It looks like any other abandoned well in a desolate compound. Nearly 300 metres north of the West Hill railway station in the city, along the western side of the railway track, surrounded by huge trees and undergrowth is an incredibly wide well that has been forsaken for ages.
A closer look reveals something unusual – remnants of a discarded pump-set fixed on a heavy concrete slab attached to a weighty iron framework that apparently has been rusting for the past several decades.
The vague iron-cast letters on the device read Campbell Halifax England. Obviously, it had been imported from the U.K. well over a century ago. The fact that the well and the pump-set are on railway land near a railway station indicates that they are railway property.
Sources said the well and the pumping device belonged to a bygone era when Indian railways used steam locomotives for transportation of goods and passengers.
“It is one of the two wells in the region from which the railways used to pump water required to produce steam in the locomotives,” K.S. Rajesh, secretary of the Railway Institute, Kozhikode, said. The other one is at Chaliyam, near Feroke, in a similar condition, he said.Railways in India are well above a century old. The railway history recorded in the almanac of the British administration showed that railway came to Kozhikode on January 2, 1888.

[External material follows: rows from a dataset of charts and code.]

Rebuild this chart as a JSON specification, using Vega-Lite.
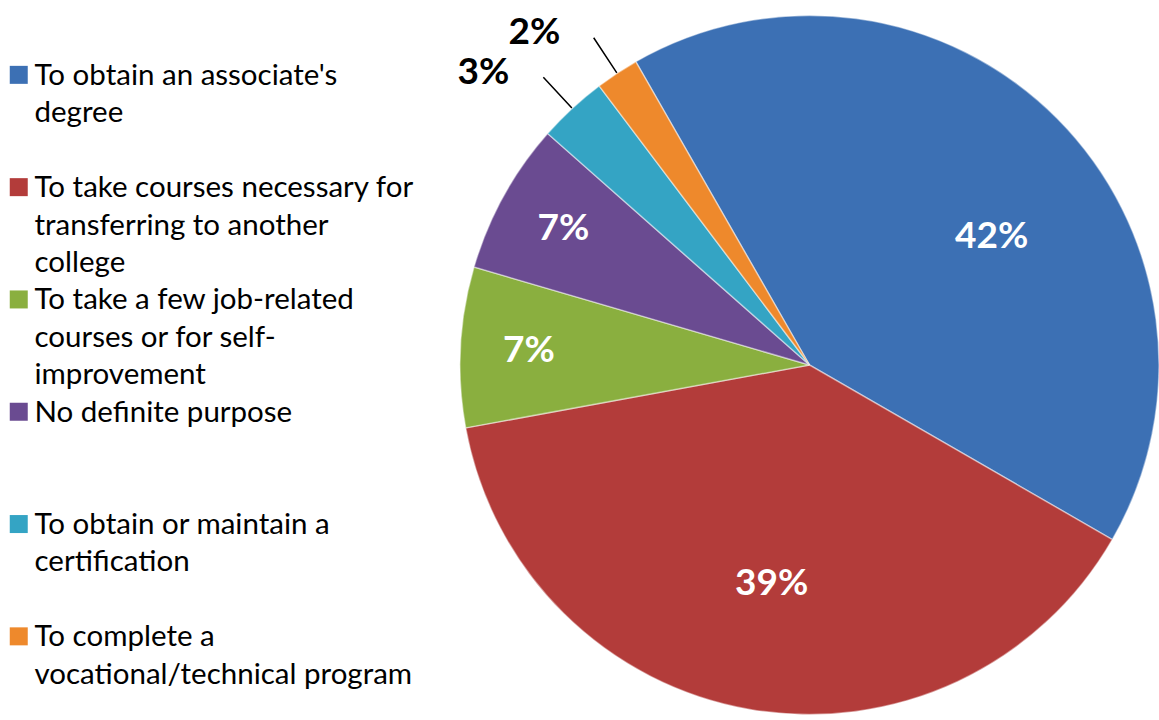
{
  "$schema": "https://vega.github.io/schema/vega-lite/v6.json",
  "width": 699,
  "height": 700,
  "autosize": {"type": "none"},
  "padding": {"left": 460, "top": 15, "right": 0, "bottom": 5},
  "background": "white",
  "config": {
    "view": {"stroke": null},
    "style": {"guide-label": {"lineHeight": 37.5}}
  },
  "data": {
    "values": [
      {"purpose": "To obtain an associate's degree", "share": 0.416, "rank": 1},
      {"purpose": "To take courses necessary for transferring to another college", "share": 0.388, "rank": 2},
      {"purpose": "To take a few job-related courses or for self-improvement", "share": 0.074, "rank": 3},
      {"purpose": "No definite purpose", "share": 0.070, "rank": 4},
      {"purpose": "To obtain or maintain a certification", "share": 0.032, "rank": 5},
      {"purpose": "To complete a vocational/technical program", "share": 0.020, "rank": 6}
    ]
  },
  "encoding": {
    "theta": {"field": "share", "type": "quantitative", "stack": true, "scale": {"range": [-0.52, 5.763]}},
    "order": {"field": "rank", "type": "quantitative"}
  },
  "layer": [
    {
      "mark": {"type": "arc", "stroke": "#ffffff", "strokeWidth": 1.5, "strokeOpacity": 0.45},
      "encoding": {
        "color": {
          "field": "purpose",
          "type": "nominal",
          "scale": {
            "domain": [
              "To obtain an associate's degree",
              "To take courses necessary for transferring to another college",
              "To take a few job-related courses or for self-improvement",
              "No definite purpose",
              "To obtain or maintain a certification",
              "To complete a vocational/technical program"
            ],
            "range": ["#3C70B4", "#B33C3A", "#8AAF3F", "#6A4B91", "#34A4C4", "#EE892C"]
          },
          "legend": {
            "orient": "none",
            "legendX": -456,
            "legendY": 55,
            "title": null,
            "padding": 0,
            "gridAlign": "all",
            "rowPadding": 6.3,
            "symbolType": "M-1,-2.1L1,-2.1L1,-0.1L-1,-0.1Z",
            "symbolSize": 324,
            "symbolStrokeWidth": 0,
            "symbolOpacity": 1,
            "labelFont": "Lato",
            "labelFontSize": 29.5,
            "labelColor": "#000000",
            "labelBaseline": "alphabetic",
            "labelOffset": 1,
            "labelLimit": 600,
            "labelExpr": "datum.value == 'To take courses necessary for transferring to another college' ? ['To take courses necessary for', 'transferring to another', 'college'] : datum.value == 'To take a few job-related courses or for self-improvement' ? ['To take a few job-related', 'courses or for self-', 'improvement'] : datum.value == 'To obtain or maintain a certification' ? ['To obtain or maintain a', 'certification'] : datum.value == 'To complete a vocational/technical program' ? ['To complete a', 'vocational/technical program'] : datum.value == 'No definite purpose' ? 'No definite purpose' : [\"To obtain an associate's\", 'degree']"
          }
        }
      }
    },
    {
      "mark": {"type": "arc", "outerRadius": 392, "innerRadius": 350, "padAngle": 1, "stroke": "#000000", "strokeWidth": 1.5, "fillOpacity": 0},
      "encoding": {
        "detail": {"field": "purpose"},
        "strokeOpacity": {"condition": {"test": "datum.share < 0.05", "value": 1}, "value": 0}
      }
    },
    {
      "mark": {"type": "text", "radius": 222, "font": "Lato", "fontWeight": "bold", "fontSize": 37, "color": "#ffffff"},
      "encoding": {
        "detail": {"field": "purpose"},
        "text": {"field": "share", "type": "quantitative", "format": ".0%"},
        "opacity": {"condition": {"test": "datum.share > 0.3 && datum.share < 0.4", "value": 1}, "value": 0}
      }
    },
    {
      "mark": {"type": "text", "radius": 222, "dx": 25, "dy": 29, "font": "Lato", "fontWeight": "bold", "fontSize": 37, "color": "#ffffff"},
      "encoding": {
        "detail": {"field": "purpose"},
        "text": {"field": "share", "type": "quantitative", "format": ".0%"},
        "opacity": {"condition": {"test": "datum.share >= 0.4", "value": 1}, "value": 0}
      }
    },
    {
      "mark": {"type": "text", "radius": 281, "font": "Lato", "fontWeight": "bold", "fontSize": 37, "color": "#ffffff"},
      "encoding": {
        "detail": {"field": "purpose"},
        "text": {"field": "share", "type": "quantitative", "format": ".0%"},
        "opacity": {"condition": {"test": "datum.share >= 0.05 && datum.share < 0.3", "value": 1}, "value": 0}
      }
    },
    {
      "mark": {"type": "text", "radius": 398, "dx": -30, "align": "right", "font": "Lato", "fontWeight": "bold", "fontSize": 37, "color": "#000000"},
      "encoding": {
        "detail": {"field": "purpose"},
        "text": {"field": "share", "type": "quantitative", "format": ".0%"},
        "opacity": {"condition": {"test": "datum.share < 0.05", "value": 1}, "value": 0}
      }
    }
  ]
}
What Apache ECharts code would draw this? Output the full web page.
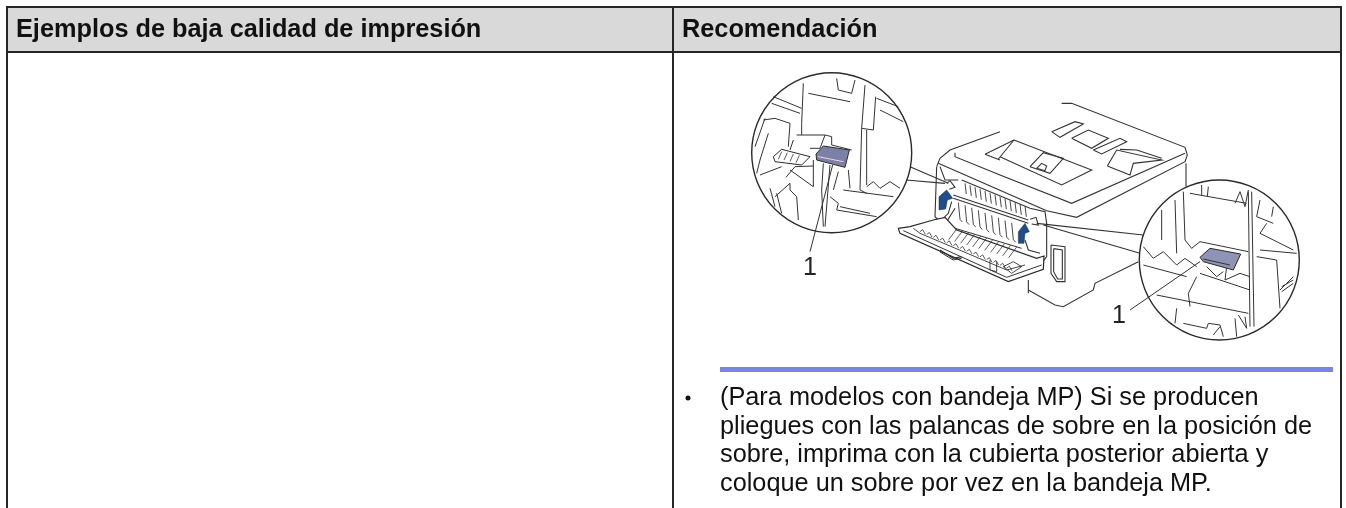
<!DOCTYPE html>
<html><head><meta charset="utf-8">
<style>html,body{margin:0;padding:0;background:#fff}#c{width:1346px;height:508px}</style>
<script src="https://cdn.jsdelivr.net/npm/echarts@6/dist/echarts.min.js"></script>
</head><body><div id="c"></div>
<script>
const headers = ["Ejemplos de baja calidad de impresión", "Recomendación"];
const bodyLines = [
  "(Para modelos con bandeja MP) Si se producen",
  "pliegues con las palancas de sobre en la posición de",
  "sobre, imprima con la cubierta posterior abierta y",
  "coloque un sobre por vez en la bandeja MP."
];
const calloutLabel = "1";

// Illustration strokes, in three local sketch frames
const L = (x, y) => [710 + x / 3, 60 + y / 3];
const R = (x, y) => [1000 + x / 3, 60 + y / 3];
const C = (x, y) => [890 + x / 3, 130 + y / 3];
const pl = (f, a) => { const o = []; for (let i = 0; i < a.length; i += 2) o.push(f(a[i], a[i + 1])); return o; };

const leftDetail = [
  [280,70,275,190],[295,100,420,125],[380,55,385,90,425,100,435,60],
  [465,75,455,205,490,210,497,110],[455,205,450,390],[470,210,470,375],
  [500,115,565,140],[510,150,580,185],[190,110,275,145],[185,130,270,160],
  [160,180,195,175,240,190,235,260],[175,220,150,300,140,340],[165,175,135,260],
  [250,240,240,270],[260,225,345,225,330,265,300,265],[275,190,275,225],
  [345,225,365,230,365,255,425,270],
  [310,300,310,380],[240,330,310,380],[228,352,255,320,310,318],
  [340,310,335,390,340,500],[360,315,345,500],[385,335,370,390],[415,330,420,385],
  [150,345,215,320],[195,410,240,370,240,390,260,410,265,480],[200,400,215,460],[180,385,195,440],
  [360,410,385,430,380,450,500,470],[390,440,480,460],[400,390,550,410],
  [470,380,490,365,510,385,540,365,570,385],[450,390,470,400]
];
const rightDetail = [
  [570,400,740,430],[605,375,605,405],[625,380,622,410],[705,430,720,395,735,440,745,390],
  [755,395,762,800],[745,395,750,800],[485,450,485,540],[525,420,530,580],
  [550,395,555,540,575,565,600,545,745,575],[430,560,460,595,490,575,530,615,555,595,590,620],
  [430,615,560,650],[780,420,770,470,820,490],[820,440,815,470],[800,490,780,520,880,570],
  [780,570,890,580],[770,590,830,600,840,745],[600,640,750,690],[590,650,565,700,570,740],
  [470,705,745,760],[530,745,525,790],[550,790,620,805,625,790,660,795,670,830],
  [640,825,660,800],[705,775,710,830],[715,765,740,805,735,770],
  [840,690,880,650],[845,680,880,660],[845,695,880,670],[680,620,675,660,720,640,750,650],
  [620,620,650,650,670,635]
];
const bodyR = [
  [185,130,215,130,555,262,562,285,555,305,230,472,140,452],
  [0,345,215,430,555,280],[558,310,558,380],
  [415,605,285,670,280,690,190,740,165,735,85,690],
  [42,240,275,330,185,375,0,290],
  [90,320,130,278,190,295,150,340,90,320],[110,325,125,310,140,318,135,332,110,325],
  [155,215,225,185,250,192,180,232,155,215],[215,235,265,210,325,235,275,265,215,235],
  [280,270,360,235,380,245,305,282,280,270],
  [322,318,350,270,485,300,400,310,390,345,322,318],[360,268,410,270,485,295]
];
const bodyL = [[870,215,720,270,690,295,680,320],[735,278,735,290,870,345],[825,283,912,240],[825,283,870,300],[865,297,912,240]];
const rearC = [
  [145,100,470,242],[140,110,135,260,150,275],[150,110,165,150,205,150],[215,150,420,235,465,245,470,280,470,380,440,420],
  [190,195,415,270],[190,205,415,280],[415,450,415,490],
  [483,345,525,350,525,455,500,455,483,430,483,345],[491,356,517,360,517,447,503,447,491,425,491,356],
  [170,160,180,152,195,172,178,178],[420,268,438,262,445,285,425,282],
  [185,215,175,250,150,275,130,290],[195,235,170,275,200,300],[405,330,415,360,450,370]
];
// Fuser ribs: hand-placed stroke anchors along the rear opening
const upperRibsC = [225,240,255,270,285,300,315,330,345,360,375,390,405];
const lowerRibsC = [205,225,245,265,285,305,325,345,365];
const doorTeethC = [90,110,130,150,170,190,210,230,250,270,290,310,330,350];
const doorBarsC = [200,218,236,254,272,290,308,326,344,362,380];

const ink = '#2a2a2a', thin = '#333';
const line = (pts, w, c) => ({ type: 'polyline', shape: { points: pts }, style: { stroke: c || thin, lineWidth: w || 1, fill: null } });
const poly = (pts, fill, w) => ({ type: 'polygon', shape: { points: pts }, style: { fill, stroke: ink, lineWidth: w || 1 } });
const seg = (x1, y1, x2, y2, w, c) => ({ type: 'line', shape: { x1, y1, x2, y2 }, style: { stroke: c || '#262626', lineWidth: w || 2 } });
const txt = (t, x, y, font, c) => ({ type: 'text', style: { text: t, x, y, font, fill: c || '#111', verticalAlign: 'middle', align: 'left' } });

const els = [];
// Table
els.push({ type: 'rect', shape: { x: 6, y: 7, width: 1334, height: 45 }, style: { fill: '#d9d9d9' } });
els.push(seg(6, 7, 1341, 7), seg(6, 52, 1341, 52), seg(7, 6, 7, 508), seg(673, 6, 673, 508), seg(1341, 6, 1341, 508));
els.push(txt(headers[0], 16, 30, 'bold 25.3px "Liberation Sans"'));
els.push(txt(headers[1], 682, 30, 'bold 25.3px "Liberation Sans"'));
// Printer body
bodyR.forEach(a => els.push(line(pl(R, a), 1.1)));
bodyL.forEach(a => els.push(line(pl(L, a), 1.1)));
rearC.forEach(a => els.push(line(pl(C, a), 1.1)));
upperRibsC.forEach(x => { const y = 160 + (x - 225) * 0.38; els.push(line(pl(C, [x, y, x + 4, y + 32]), 0.9)); });
lowerRibsC.forEach(x => { const y = 218 + (x - 205) * 0.38; els.push(line(pl(C, [x, y, x + 5, y + 50, x + 12, y + 58]), 0.9)); });
// Open rear door
els.push(poly(pl(C, [25,295,60,290,130,270,165,262,200,300,440,385,462,378,460,418,355,455,30,310]), '#fff', 1.2));
els.push(line(pl(C, [40,302,350,442,455,405]), 1));
els.push(line(pl(C, [70,295,90,310,350,420,405,405]), 0.9));
els.push(line(pl(C, [150,360,190,385,215,380]), 1.2));
els.push(line(pl(C, [150,366,190,390,215,385]), 1));
els.push(line(pl(C, [195,295,395,355]), 1));
els.push(line(pl(C, [300,390,300,420,320,425,320,395]), 0.9));
els.push(line(pl(C, [340,410,370,395,395,410,365,430,340,410]), 0.9));
doorTeethC.forEach(x => { const y = 305 + (x - 90) * 0.42; els.push(line(pl(C, [x, y, x + 8, y - 6, x + 16, y + 8]), 0.8)); });
doorBarsC.forEach(x => { const y = 297 + (x - 200) * 0.3; els.push(line(pl(C, [x, y, x - 24, y + 32]), 0.8)); });
els.push(poly(pl(C, [147,240,147,200,170,180,188,205,172,210,167,237]), '#1c4f8f', 0.5));
els.push(poly(pl(C, [385,340,385,305,405,280,418,305,405,310,402,340]), '#1c4f8f', 0.5));
// Callout wedges
els.push(line(pl(C, [60,110,175,160]), 1.1), line(pl(C, [48,150,165,160]), 1.1));
els.push(line(pl(R, [430,525,110,490]), 1.1), line(pl(R, [420,580,130,495]), 1.1));
// Loupes
els.push({ type: 'circle', shape: { cx: 831.7, cy: 152.7, r: 80 }, style: { fill: '#fff', stroke: ink, lineWidth: 1.4 } });
els.push({ type: 'circle', shape: { cx: 1219.3, cy: 260, r: 80 }, style: { fill: '#fff', stroke: ink, lineWidth: 1.4 } });
leftDetail.forEach(a => els.push(line(pl(L, a), 1)));
rightDetail.forEach(a => els.push(line(pl(R, a), 1)));
els.push(poly(pl(L, [190,290,215,268,300,290,275,315,195,305]), '#fff'));
[[215,275,205,298],[232,278,222,300],[250,282,240,304],[268,286,258,308]].forEach(a => els.push(line(pl(L, a), 0.8)));
els.push(poly(pl(L, [318,282,340,258,418,270,405,322,320,300]), '#7d80a6'));
els.push(line(pl(L, [325,290,400,305]), 1, '#ddd'));
els.push(poly(pl(R, [600,592,630,565,722,582,700,630,610,605]), '#8f93b5'));
els.push(line(pl(R, [610,597,690,615]), 1, '#333'));
// Leader lines and labels
els.push(line(pl(L, [368,315,300,575]), 1), line(pl(R, [600,605,390,750]), 1));
els.push(txt(calloutLabel, 803, 268, '25px "Liberation Sans"', '#222'));
els.push(txt(calloutLabel, 1112, 316, '25px "Liberation Sans"', '#222'));
// Separator, bullet and paragraph
els.push({ type: 'rect', shape: { x: 720, y: 367, width: 613, height: 5 }, style: { fill: '#7b86e2' } });
els.push({ type: 'circle', shape: { cx: 688, cy: 398, r: 2.5 }, style: { fill: '#111' } });
const lineY = [398, 427, 455.5, 484];
bodyLines.forEach((t, i) => els.push(txt(t, 720, lineY[i], '25.3px "Liberation Sans"')));

const chart = echarts.init(document.getElementById('c'), null, { renderer: 'canvas' });
chart.setOption({ animation: false, backgroundColor: '#fff', graphic: { elements: els } });
</script></body></html>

Even as the Railway authorities go ahead with the preparations for the 125th anniversary of the historic event in January, an important relic and site of railway history is facing neglect.
The exceptionally large well is full of metres-deep putrid water, plastic covers, bottles, and dried leaves. The two-ft thick boundary wall around the well is broken in many places, with the roots of ficus trees and other plants weaving their way around it. The imported pump-set and the supporting equipment are just rotting away.
Railway sources said an exhibition of records and artefacts related to the history of Indian Railways in Malabar was being planned in connection with the 125th anniversary of the Kozhikode station in March next year.
“We will see if these artefacts can be included in the exhibition among other things,” Mr. Rajesh said.
A well and an imported pump-set on railway land at West Hill station are lying abandoned.